DATA PROVIDED:
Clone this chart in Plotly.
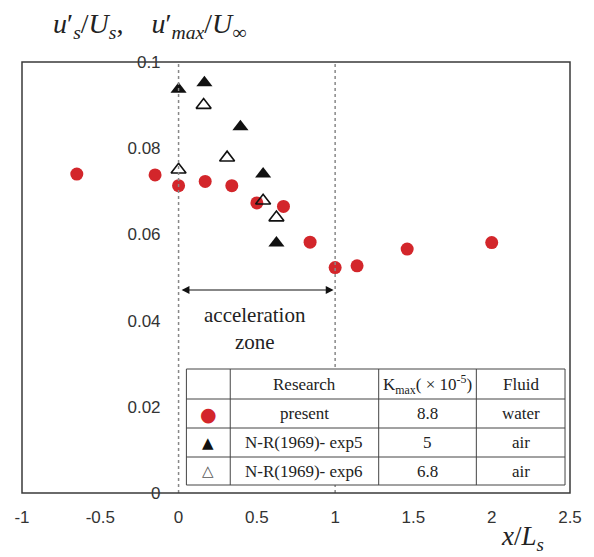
import plotly.graph_objects as go

# ---- data ----
present_x = [-0.65, -0.15, 0.0, 0.17, 0.34, 0.50, 0.67, 0.84, 1.0, 1.14, 1.46, 2.0]
present_y = [0.0740, 0.0738, 0.0713, 0.0723, 0.0713, 0.0673, 0.0665, 0.0582, 0.0523, 0.0527, 0.0566, 0.0581]

exp5_x = [0.0, 0.165, 0.395, 0.54, 0.625]
exp5_y = [0.0937, 0.0952, 0.0850, 0.0740, 0.0580]

exp6_x = [0.0, 0.16, 0.31, 0.54, 0.625]
exp6_y = [0.0750, 0.0900, 0.0778, 0.0678, 0.0639]

x_ticks = [-1, -0.5, 0, 0.5, 1, 1.5, 2, 2.5]
x_ticktext = ["-1", "-0.5", "0", "0.5", "1", "1.5", "2", "2.5"]
y_ticks = [0, 0.02, 0.04, 0.06, 0.08, 0.1]
y_ticktext = ["0", "0.02", "0.04", "0.06", "0.08", "0.1"]

table_header = ["", "Research", "K<sub>max</sub>( × 10<sup>-5</sup>)", "Fluid"]
table_rows = [
    ["present", "8.8", "water"],
    ["N-R(1969)- exp5", "5", "air"],
    ["N-R(1969)- exp6", "6.8", "air"],
]
table_symbols = ["●", "▲", "△"]
table_symbol_colors = ["#d3262b", "#111111", "#555555"]

RED = "#d3262b"
W, H = 594, 557
L, R, T, B = 22, 22, 62, 64
PW, PH = W - L - R, H - T - B


def px(xp):
    return (xp - L) / PW


def py(yp):
    return (H - B - yp) / PH


fig = go.Figure()
fig.add_trace(go.Scatter(x=present_x, y=present_y, mode="markers",
                         marker=dict(symbol="circle", size=13, color=RED, line=dict(width=0)),
                         name="present", showlegend=False))
fig.add_trace(go.Scatter(x=exp5_x, y=exp5_y, mode="markers",
                         marker=dict(symbol="triangle-up", size=14, color="#111111", line=dict(width=0)),
                         name="exp5", showlegend=False))
fig.add_trace(go.Scatter(x=exp6_x, y=exp6_y, mode="markers",
                         marker=dict(symbol="triangle-up-open", size=13, color="#111111", line=dict(width=1.6)),
                         name="exp6", showlegend=False))

shapes = []
# dotted vertical guide lines
for xv in [0, 1]:
    shapes.append(dict(type="line", xref="x", yref="paper", x0=xv, x1=xv, y0=0, y1=1,
                       line=dict(color="#888888", width=1.5, dash="dot"), layer="above"))
# frame
shapes.append(dict(type="rect", xref="paper", yref="paper", x0=0, x1=1, y0=0, y1=1,
                   line=dict(color="#3a3a3a", width=1.5), layer="above"))

# table
tx = [187, 231, 380, 478, 567]
ty = [369, 399, 428, 457, 485]
shapes.append(dict(type="rect", xref="paper", yref="paper", x0=px(tx[0]), x1=px(tx[-1]),
                   y0=py(ty[-1]), y1=py(ty[0]), fillcolor="white",
                   line=dict(color="#444444", width=1), layer="above"))
for xv in tx[1:-1]:
    shapes.append(dict(type="line", xref="paper", yref="paper", x0=px(xv), x1=px(xv),
                       y0=py(ty[-1]), y1=py(ty[0]), line=dict(color="#444444", width=1), layer="above"))
for yv in ty[1:-1]:
    shapes.append(dict(type="line", xref="paper", yref="paper", x0=px(tx[0]), x1=px(tx[-1]),
                       y0=py(yv), y1=py(yv), line=dict(color="#444444", width=1), layer="above"))

annotations = []
serif = "Liberation Serif, Times New Roman, serif"
col_c = [(tx[i] + tx[i + 1]) / 2 for i in range(4)]
row_c = [(ty[i] + ty[i + 1]) / 2 for i in range(4)]


def ann(x, y, text, font, **kw):
    d = dict(x=x, y=y, xref="paper", yref="paper", text=text, showarrow=False,
             xanchor="center", yanchor="middle", font=font)
    d.update(kw)
    annotations.append(d)


for ci, txt in enumerate(table_header):
    if txt:
        ann(px(col_c[ci]), py(row_c[0]), txt, dict(family=serif, size=17, color="#222"))
for ri, row in enumerate(table_rows):
    ann(px(col_c[0]), py(row_c[ri + 1]), table_symbols[ri],
        dict(family="DejaVu Sans", size=19 if ri == 0 else 15, color=table_symbol_colors[ri]))
    for ci, txt in enumerate(row):
        ann(px(col_c[ci + 1]), py(row_c[ri + 1]), txt, dict(family=serif, size=17, color="#222"))

# acceleration zone arrow
annotations.append(dict(x=0.99, y=0.0471, ax=0.01, ay=0.0471, xref="x", yref="y", axref="x", ayref="y",
                        text="", showarrow=True, arrowhead=2, arrowside="end+start", arrowsize=1.3,
                        arrowwidth=1.2, arrowcolor="#111111"))
ann(px(256), py(328), "acceleration<br>zone", dict(family=serif, size=21, color="#222"))

# axis titles
ann(px(150), py(26),
    "<i>u</i>′<sub><i>s</i></sub>/<i>U</i><sub><i>s</i></sub>,\u00a0\u00a0\u00a0\u00a0<i>u</i>′<sub><i>max</i></sub>/<i>U</i><sub>∞</sub>",
    dict(family=serif, size=28, color="#222"))
ann(px(524), py(538), "<i>x</i>/<i>L</i><sub><i>s</i></sub>", dict(family=serif, size=27, color="#222"))

fig.update_layout(
    width=W, height=H, margin=dict(l=L, r=R, t=T, b=B),
    paper_bgcolor="white", plot_bgcolor="white",
    shapes=shapes, annotations=annotations,
    xaxis=dict(range=[-1, 2.5], tickvals=x_ticks, ticktext=x_ticktext, showgrid=False,
               zeroline=False, showline=False, ticks="", ticklabelstandoff=12,
               tickfont=dict(family="Liberation Sans, Arial", size=17, color="#333")),
    yaxis=dict(range=[0, 0.1], tickvals=y_ticks, ticktext=y_ticktext, showgrid=False,
               zeroline=False, showline=False, ticks="", anchor="free", position=1 / 3.5,
               ticklabelstandoff=18,
               tickfont=dict(family="Liberation Sans, Arial", size=17, color="#333")),
)

fig.write_html("out.html")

SHORT EXERCISE: Copy each line above precisely, dropping the pictures.

WORKED SOLUTION:
Clone this chart in Plotly.
import plotly.graph_objects as go

# ---- data ----
present_x = [-0.65, -0.15, 0.0, 0.17, 0.34, 0.50, 0.67, 0.84, 1.0, 1.14, 1.46, 2.0]
present_y = [0.0740, 0.0738, 0.0713, 0.0723, 0.0713, 0.0673, 0.0665, 0.0582, 0.0523, 0.0527, 0.0566, 0.0581]

exp5_x = [0.0, 0.165, 0.395, 0.54, 0.625]
exp5_y = [0.0937, 0.0952, 0.0850, 0.0740, 0.0580]

exp6_x = [0.0, 0.16, 0.31, 0.54, 0.625]
exp6_y = [0.0750, 0.0900, 0.0778, 0.0678, 0.0639]

x_ticks = [-1, -0.5, 0, 0.5, 1, 1.5, 2, 2.5]
x_ticktext = ["-1", "-0.5", "0", "0.5", "1", "1.5", "2", "2.5"]
y_ticks = [0, 0.02, 0.04, 0.06, 0.08, 0.1]
y_ticktext = ["0", "0.02", "0.04", "0.06", "0.08", "0.1"]

table_header = ["", "Research", "K<sub>max</sub>( × 10<sup>-5</sup>)", "Fluid"]
table_rows = [
    ["present", "8.8", "water"],
    ["N-R(1969)- exp5", "5", "air"],
    ["N-R(1969)- exp6", "6.8", "air"],
]
table_symbols = ["●", "▲", "△"]
table_symbol_colors = ["#d3262b", "#111111", "#555555"]

RED = "#d3262b"
W, H = 594, 557
L, R, T, B = 22, 22, 62, 64
PW, PH = W - L - R, H - T - B


def px(xp):
    return (xp - L) / PW


def py(yp):
    return (H - B - yp) / PH


fig = go.Figure()
fig.add_trace(go.Scatter(x=present_x, y=present_y, mode="markers",
                         marker=dict(symbol="circle", size=13, color=RED, line=dict(width=0)),
                         name="present", showlegend=False))
fig.add_trace(go.Scatter(x=exp5_x, y=exp5_y, mode="markers",
                         marker=dict(symbol="triangle-up", size=14, color="#111111", line=dict(width=0)),
                         name="exp5", showlegend=False))
fig.add_trace(go.Scatter(x=exp6_x, y=exp6_y, mode="markers",
                         marker=dict(symbol="triangle-up-open", size=13, color="#111111", line=dict(width=1.6)),
                         name="exp6", showlegend=False))

shapes = []
# dotted vertical guide lines
for xv in [0, 1]:
    shapes.append(dict(type="line", xref="x", yref="paper", x0=xv, x1=xv, y0=0, y1=1,
                       line=dict(color="#888888", width=1.5, dash="dot"), layer="above"))
# frame
shapes.append(dict(type="rect", xref="paper", yref="paper", x0=0, x1=1, y0=0, y1=1,
                   line=dict(color="#3a3a3a", width=1.5), layer="above"))

# table
tx = [187, 231, 380, 478, 567]
ty = [369, 399, 428, 457, 485]
shapes.append(dict(type="rect", xref="paper", yref="paper", x0=px(tx[0]), x1=px(tx[-1]),
                   y0=py(ty[-1]), y1=py(ty[0]), fillcolor="white",
                   line=dict(color="#444444", width=1), layer="above"))
for xv in tx[1:-1]:
    shapes.append(dict(type="line", xref="paper", yref="paper", x0=px(xv), x1=px(xv),
                       y0=py(ty[-1]), y1=py(ty[0]), line=dict(color="#444444", width=1), layer="above"))
for yv in ty[1:-1]:
    shapes.append(dict(type="line", xref="paper", yref="paper", x0=px(tx[0]), x1=px(tx[-1]),
                       y0=py(yv), y1=py(yv), line=dict(color="#444444", width=1), layer="above"))

annotations = []
serif = "Liberation Serif, Times New Roman, serif"
col_c = [(tx[i] + tx[i + 1]) / 2 for i in range(4)]
row_c = [(ty[i] + ty[i + 1]) / 2 for i in range(4)]


def ann(x, y, text, font, **kw):
    d = dict(x=x, y=y, xref="paper", yref="paper", text=text, showarrow=False,
             xanchor="center", yanchor="middle", font=font)
    d.update(kw)
    annotations.append(d)


for ci, txt in enumerate(table_header):
    if txt:
        ann(px(col_c[ci]), py(row_c[0]), txt, dict(family=serif, size=17, color="#222"))
for ri, row in enumerate(table_rows):
    ann(px(col_c[0]), py(row_c[ri + 1]), table_symbols[ri],
        dict(family="DejaVu Sans", size=19 if ri == 0 else 15, color=table_symbol_colors[ri]))
    for ci, txt in enumerate(row):
        ann(px(col_c[ci + 1]), py(row_c[ri + 1]), txt, dict(family=serif, size=17, color="#222"))

# acceleration zone arrow
annotations.append(dict(x=0.99, y=0.0471, ax=0.01, ay=0.0471, xref="x", yref="y", axref="x", ayref="y",
                        text="", showarrow=True, arrowhead=2, arrowside="end+start", arrowsize=1.3,
                        arrowwidth=1.2, arrowcolor="#111111"))
ann(px(256), py(328), "acceleration<br>zone", dict(family=serif, size=21, color="#222"))

# axis titles
ann(px(150), py(26),
    "<i>u</i>′<sub><i>s</i></sub>/<i>U</i><sub><i>s</i></sub>,\u00a0\u00a0\u00a0\u00a0<i>u</i>′<sub><i>max</i></sub>/<i>U</i><sub>∞</sub>",
    dict(family=serif, size=28, color="#222"))
ann(px(524), py(538), "<i>x</i>/<i>L</i><sub><i>s</i></sub>", dict(family=serif, size=27, color="#222"))

fig.update_layout(
    width=W, height=H, margin=dict(l=L, r=R, t=T, b=B),
    paper_bgcolor="white", plot_bgcolor="white",
    shapes=shapes, annotations=annotations,
    xaxis=dict(range=[-1, 2.5], tickvals=x_ticks, ticktext=x_ticktext, showgrid=False,
               zeroline=False, showline=False, ticks="", ticklabelstandoff=12,
               tickfont=dict(family="Liberation Sans, Arial", size=17, color="#333")),
    yaxis=dict(range=[0, 0.1], tickvals=y_ticks, ticktext=y_ticktext, showgrid=False,
               zeroline=False, showline=False, ticks="", anchor="free", position=1 / 3.5,
               ticklabelstandoff=18,
               tickfont=dict(family="Liberation Sans, Arial", size=17, color="#333")),
)

fig.write_html("out.html")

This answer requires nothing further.